A Big Bullet to Bite
But for many smaller publishers, investment in a robust print-side CMS and the subsequent process of producing well-formed XML is a big bullet to bite. “I think if you’re at a certain threshold of publications it might make sense to invest in this. Otherwise, the software is not off-the-shelf enough that I know of—you can’t just hit a button in InDesign and have it magically go into XML and then have your Web site slurp it in,” says David Newcorn, vice president, e-media at Summit Publishing Company. “So there are two struggles, getting the data out of Quark or InDesign and then getting it into the Web site.”
So even after an investment in a commercial system that facilitates the transformation of content from print to Web, publishers face the challenge of the conversion process from both a technology and workflow standpoint. “It affects your print designers—they have to style everything consistently, it affects their jobs. You have to tell your art director content has to be styled a certain way because it makes the Web team’s job easier,” says Newcorn, who revisits the XML issue every few years and has so far resorted to paying an intern $15 per hour to copy and paste Quark and InDesign files into the Web content management system. “At the end of the day, when we do the math and calculate the opportunity cost and scarce Web development dollars, it’s always cheaper to pay someone $15 per hour.”
Bridging the Gap
And even if the art director can absorb the conversion process, there’s still the technological hurdle of bridging the print system to the Web system. “Now we have to go to our Web department, which is tasked with 5,000 other projects that, hopefully, are oriented toward making money rather than reducing costs, and ask them for this open-ended project to get the XML to work,” says Newcorn.
Even Paciorek admits to a “bumpy” road to well-formed XML. “There have been bumps because of the difficulty of transforming the XML correctly. When we export stories from K4 into XML, unless you have everything tagged properly, like author name, a subject name, a subhead, company names, and so on, it gets complicated and you might miss a few things. It’s the complexity of tagging and trying to automate something that’s not always the same.”
As mentioned, K4 does have the ability to export content in XML, but since publishers have a dizzying array of Web CMS platforms, bridges often need to be built to ease the transport of XML out of K4 and into the Web CMS. “It was very complicated thing to do,” says Paul Maiorana, director of technology at Mansueto Ventures, publisher of Fast Company and Inc. “The hard part is getting XML out of K4. There is a lot of custom code that has to be written.”

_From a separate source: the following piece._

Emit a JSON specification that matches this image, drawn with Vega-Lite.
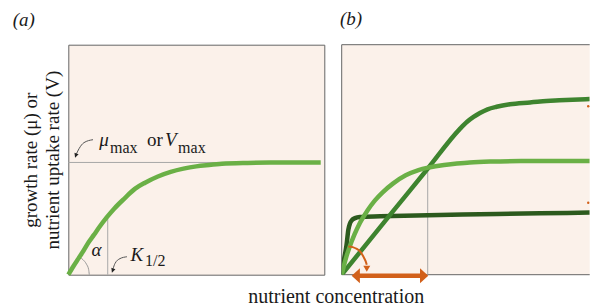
{
  "$schema": "https://vega.github.io/schema/vega-lite/v6.json",
  "autosize": {"type": "none"},
  "padding": {"left": 68.3, "top": 44.7, "right": 521.7, "bottom": 263.3},
  "bounds": "flush",
  "spacing": 17.4,
  "background": "white",
  "config": {
    "font": "Liberation Serif",
    "axis": {"grid": false, "labels": false, "ticks": false, "domain": false},
    "title": {"font": "Liberation Serif", "fontSize": 19, "fontWeight": "normal", "fontStyle": "italic", "color": "#1a1a1a", "anchor": "start", "frame": "group", "baseline": "alphabetic", "offset": 15}
  },
  "datasets": {
    "curveA": [
      {"x": 0, "y": 0}, {"x": 2, "y": 3.7}, {"x": 4, "y": 7.1}, {"x": 6, "y": 10.5}, {"x": 8, "y": 14.2},
      {"x": 10, "y": 17.3}, {"x": 12, "y": 20.5}, {"x": 15, "y": 24.9}, {"x": 18, "y": 28.8}, {"x": 22, "y": 33.2},
      {"x": 26, "y": 37.3}, {"x": 30, "y": 40.0}, {"x": 35, "y": 42.7}, {"x": 40, "y": 44.7}, {"x": 45, "y": 46.1},
      {"x": 50, "y": 47.1}, {"x": 55, "y": 47.7}, {"x": 60, "y": 48.2}, {"x": 70, "y": 48.6}, {"x": 80, "y": 48.75},
      {"x": 90, "y": 48.8}, {"x": 98.6, "y": 48.8}
    ],
    "guidesA": [
      {"x": 0, "x2": 70, "y": 48.8, "y2": 48.8},
      {"x": 15.4, "x2": 15.4, "y": 0, "y2": 25.3}
    ],
    "arcA": [
      {"x": 8.2, "y": 0}, {"x": 7.93, "y": 2.35}, {"x": 7.1, "y": 4.57}, {"x": 5.8, "y": 6.46}, {"x": 4.45, "y": 7.65}
    ],
    "arrowsA": [
      {"arrow": "max", "x": 9.65, "y": 58.7}, {"arrow": "max", "x": 6.1, "y": 57.4}, {"arrow": "max", "x": 4.2, "y": 54.8}, {"arrow": "max", "x": 3.2, "y": 52.6},
      {"arrow": "K", "x": 22.9, "y": 7.8}, {"arrow": "K", "x": 20.2, "y": 7.0}, {"arrow": "K", "x": 18.2, "y": 4.8}, {"arrow": "K", "x": 17.5, "y": 2.6}
    ],
    "headsA": [
      {"arrow": "max", "x": 3.0, "y": 52.0},
      {"arrow": "K", "x": 17.4, "y": 2.0}
    ],
    "italicA": [
      {"t": "μ", "x": 12.1, "y": 55.8},
      {"t": "V", "x": 37.8, "y": 55.8},
      {"t": "α", "x": 9.1, "y": 8.0},
      {"t": "K", "x": 24.3, "y": 5.8}
    ],
    "romanA": [
      {"t": "or", "x": 30.7, "y": 55.8}
    ],
    "subA": [
      {"t": "max", "x": 16.3, "y": 53.0},
      {"t": "max", "x": 42.9, "y": 53.0},
      {"t": "1/2", "x": 30.0, "y": 3.6}
    ],
    "frameB": [
      {"x": 0, "x2": 0, "y": 0, "y2": 100},
      {"x": 0, "x2": 96.875, "y": 100, "y2": 100},
      {"x": 0, "x2": 96.875, "y": 0, "y2": 0}
    ],
    "guidesB": [
      {"x": 33.6, "x2": 33.6, "y": 0, "y2": 46.5}
    ],
    "curvesB": [
      {"series": "curve 1", "x": 0, "y": 0}, {"series": "curve 1", "x": 0.9, "y": 6.5}, {"series": "curve 1", "x": 1.9, "y": 13.0},
      {"series": "curve 1", "x": 2.6, "y": 19.6}, {"series": "curve 1", "x": 3.2, "y": 22.2}, {"series": "curve 1", "x": 4.0, "y": 23.7},
      {"series": "curve 1", "x": 5.2, "y": 24.6}, {"series": "curve 1", "x": 7.1, "y": 25.1}, {"series": "curve 1", "x": 15, "y": 25.4},
      {"series": "curve 1", "x": 33.7, "y": 25.9}, {"series": "curve 1", "x": 54, "y": 26.3}, {"series": "curve 1", "x": 77.5, "y": 26.7},
      {"series": "curve 1", "x": 96.9, "y": 27.0},
      {"series": "curve 2", "x": 0, "y": 0}, {"series": "curve 2", "x": 20, "y": 27.5}, {"series": "curve 2", "x": 33.8, "y": 46.4},
      {"series": "curve 2", "x": 46, "y": 63.2}, {"series": "curve 2", "x": 49, "y": 66.5}, {"series": "curve 2", "x": 51.5, "y": 68.6},
      {"series": "curve 2", "x": 54, "y": 70.3}, {"series": "curve 2", "x": 57, "y": 71.9}, {"series": "curve 2", "x": 60.5, "y": 73.0},
      {"series": "curve 2", "x": 65.7, "y": 74.1}, {"series": "curve 2", "x": 73.6, "y": 74.9}, {"series": "curve 2", "x": 77.5, "y": 75.3},
      {"series": "curve 2", "x": 85, "y": 75.8}, {"series": "curve 2", "x": 96.9, "y": 76.4},
      {"series": "curve 3", "x": 0, "y": 0}, {"series": "curve 3", "x": 1, "y": 4.5}, {"series": "curve 3", "x": 2, "y": 8.5},
      {"series": "curve 3", "x": 3, "y": 11.8}, {"series": "curve 3", "x": 5, "y": 17.5}, {"series": "curve 3", "x": 7, "y": 22.3},
      {"series": "curve 3", "x": 10, "y": 27.8}, {"series": "curve 3", "x": 13, "y": 32.3}, {"series": "curve 3", "x": 16, "y": 35.8},
      {"series": "curve 3", "x": 20, "y": 39.6}, {"series": "curve 3", "x": 25, "y": 43.2}, {"series": "curve 3", "x": 30, "y": 45.5},
      {"series": "curve 3", "x": 34, "y": 46.6}, {"series": "curve 3", "x": 40, "y": 47.7}, {"series": "curve 3", "x": 45, "y": 48.3},
      {"series": "curve 3", "x": 50, "y": 48.8}, {"series": "curve 3", "x": 58, "y": 49.2}, {"series": "curve 3", "x": 70, "y": 49.4},
      {"series": "curve 3", "x": 80, "y": 49.4}, {"series": "curve 3", "x": 96.9, "y": 49.4}
    ],
    "shaftB": [
      {"x": 5.5, "x2": 32.2, "y": -0.43}
    ],
    "endsB": [
      {"end": "left", "x": 5.5, "y": -0.43},
      {"end": "right", "x": 32.2, "y": -0.43}
    ],
    "arcB": [
      {"x": 2.6, "y": 12.3}, {"x": 4.3, "y": 12.0}, {"x": 5.9, "y": 11.2}, {"x": 7.4, "y": 9.8},
      {"x": 8.4, "y": 8.0}, {"x": 9.3, "y": 6.0}, {"x": 9.8, "y": 4.3}
    ],
    "arcHeadB": [
      {"x": 9.8, "y": 3.0}
    ],
    "edgeMarksB": [
      {"x": 96.3, "y": 73.2},
      {"x": 96.3, "y": 31.3}
    ]
  },
  "hconcat": [
    {
      "width": 256,
      "height": 230,
      "view": {"fill": "#fbf1ea", "stroke": "#666666", "strokeWidth": 1},
      "title": {"text": "(a)", "dx": -55.6},
      "encoding": {
        "x": {"field": "x", "type": "quantitative", "scale": {"domain": [0, 100], "nice": false, "zero": false},
          "axis": {"title": "nutrient concentration", "titleFont": "Liberation Serif", "titleFontSize": 20, "titleFontWeight": "normal", "titleColor": "#1a1a1a", "titleX": 267.4, "titleY": 28, "titleBaseline": "alphabetic", "titleAlign": "center"}},
        "y": {"field": "y", "type": "quantitative", "scale": {"domain": [0, 100], "nice": false, "zero": false},
          "axis": {"title": ["growth rate (μ) or", "nutrient uptake rate (V)"], "titleFont": "Liberation Serif", "titleFontSize": 19, "titleFontWeight": "normal", "titleColor": "#1a1a1a", "titleLineHeight": 22, "titlePadding": 6}}
      },
      "layer": [
        {"data": {"name": "guidesA"}, "mark": {"type": "rule", "color": "#a8a8a8", "strokeWidth": 1},
          "encoding": {"x2": {"field": "x2"}, "y2": {"field": "y2"}}},
        {"data": {"name": "arcA"}, "mark": {"type": "line", "color": "#9a9a9a", "strokeWidth": 1, "interpolate": "monotone"}, "encoding": {}},
        {"data": {"name": "curveA"}, "mark": {"type": "line", "color": "#6ab046", "strokeWidth": 4.5, "interpolate": "monotone"}, "encoding": {}},
        {"data": {"name": "arrowsA"}, "mark": {"type": "line", "color": "#555555", "strokeWidth": 1, "interpolate": "monotone"},
          "encoding": {"detail": {"field": "arrow"}}},
        {"data": {"name": "headsA"}, "mark": {"type": "point", "filled": true, "opacity": 1, "color": "#222222", "size": 30, "angle": 20, "shape": "M0,1 L-0.8,-0.6 L0.8,-0.6 Z"}, "encoding": {}},
        {"data": {"name": "italicA"}, "mark": {"type": "text", "font": "Liberation Serif", "fontStyle": "italic", "fontSize": 19, "align": "left", "baseline": "alphabetic", "color": "#1a1a1a"},
          "encoding": {"text": {"field": "t"}}},
        {"data": {"name": "romanA"}, "mark": {"type": "text", "font": "Liberation Serif", "fontSize": 19, "align": "left", "baseline": "alphabetic", "color": "#1a1a1a"},
          "encoding": {"text": {"field": "t"}}},
        {"data": {"name": "subA"}, "mark": {"type": "text", "font": "Liberation Serif", "fontSize": 16, "align": "left", "baseline": "alphabetic", "color": "#1a1a1a"},
          "encoding": {"text": {"field": "t"}}}
      ]
    },
    {
      "width": 248,
      "height": 230,
      "view": {"fill": "#fbf1ea", "stroke": null},
      "title": {"text": "(b)", "dx": -1.7},
      "encoding": {
        "x": {"field": "x", "type": "quantitative", "scale": {"domain": [0, 96.875], "nice": false, "zero": false}, "axis": null},
        "y": {"field": "y", "type": "quantitative", "scale": {"domain": [0, 100], "nice": false, "zero": false}, "axis": null}
      },
      "layer": [
        {"data": {"name": "frameB"}, "mark": {"type": "rule", "color": "#666666", "strokeWidth": 1},
          "encoding": {"x2": {"field": "x2"}, "y2": {"field": "y2"}}},
        {"data": {"name": "guidesB"}, "mark": {"type": "rule", "color": "#a8a8a8", "strokeWidth": 1},
          "encoding": {"x2": {"field": "x2"}, "y2": {"field": "y2"}}},
        {"data": {"name": "curvesB"}, "mark": {"type": "line", "strokeWidth": 4.5, "interpolate": "monotone", "clip": true},
          "encoding": {"color": {"field": "series", "type": "nominal", "legend": null,
            "scale": {"domain": ["curve 1", "curve 2", "curve 3"], "range": ["#2c5a1e", "#3e842f", "#6ab046"]}}}},
        {"data": {"name": "shaftB"}, "mark": {"type": "rule", "color": "#d2601a", "strokeWidth": 4.5},
          "encoding": {"x2": {"field": "x2"}}},
        {"data": {"name": "endsB"}, "mark": {"type": "point", "filled": true, "opacity": 1, "color": "#d2601a", "size": 225},
          "encoding": {"shape": {"field": "end", "type": "nominal", "legend": null,
            "scale": {"domain": ["left", "right"], "range": ["M-0.55,0 L0.55,-1 L0.55,1 Z", "M0.55,0 L-0.55,-1 L-0.55,1 Z"]}}}},
        {"data": {"name": "arcB"}, "mark": {"type": "line", "color": "#d2601a", "strokeWidth": 2, "interpolate": "monotone"}, "encoding": {}},
        {"data": {"name": "arcHeadB"}, "mark": {"type": "point", "filled": true, "opacity": 1, "color": "#d2601a", "size": 60, "shape": "M0,1 L-0.9,-0.5 L0.9,-0.5 Z"}, "encoding": {}},
        {"data": {"name": "edgeMarksB"}, "mark": {"type": "point", "filled": true, "opacity": 1, "color": "#d2601a", "size": 6, "shape": "circle"}, "encoding": {}}
      ]
    }
  ]
}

Yet once that code is written and the ability to pull XML out of the CMS is created, there’s still the process of getting print production staff to implement the tagging properly. “There are other challenges besides technical ones—getting our print production staff to format things in appropriate ways so that we can derive value out of what they’re tagging,” says Maiorana. “They just have to use a system that will map well to the XML that we need so we can import everything without having to go through it and manually retag it.”
Currently, about 50 magazine articles per month are uploaded onto the Fast Company and Inc. Web sites. The Web team keeps a production staffer on hand to oversee the process, filling in faulty XML tagging when necessary. Overall, says Maiorana, the process is still a bit faulty, and development resources had previously been devoted to relaunching the Fastcompany.com. Now that that’s complete, he says they can turn their attention back to smoothing out the print-to-Web transition. “It’s a little bumpy still. So far, it’s just the technical parts of it, but it’s a priority for us. We’ve put a lot of our development resources into the work that we’ve been doing on our Web site so we haven’t spent a lot of time with debugging that recently, but it’s something we’re working on finalizing.”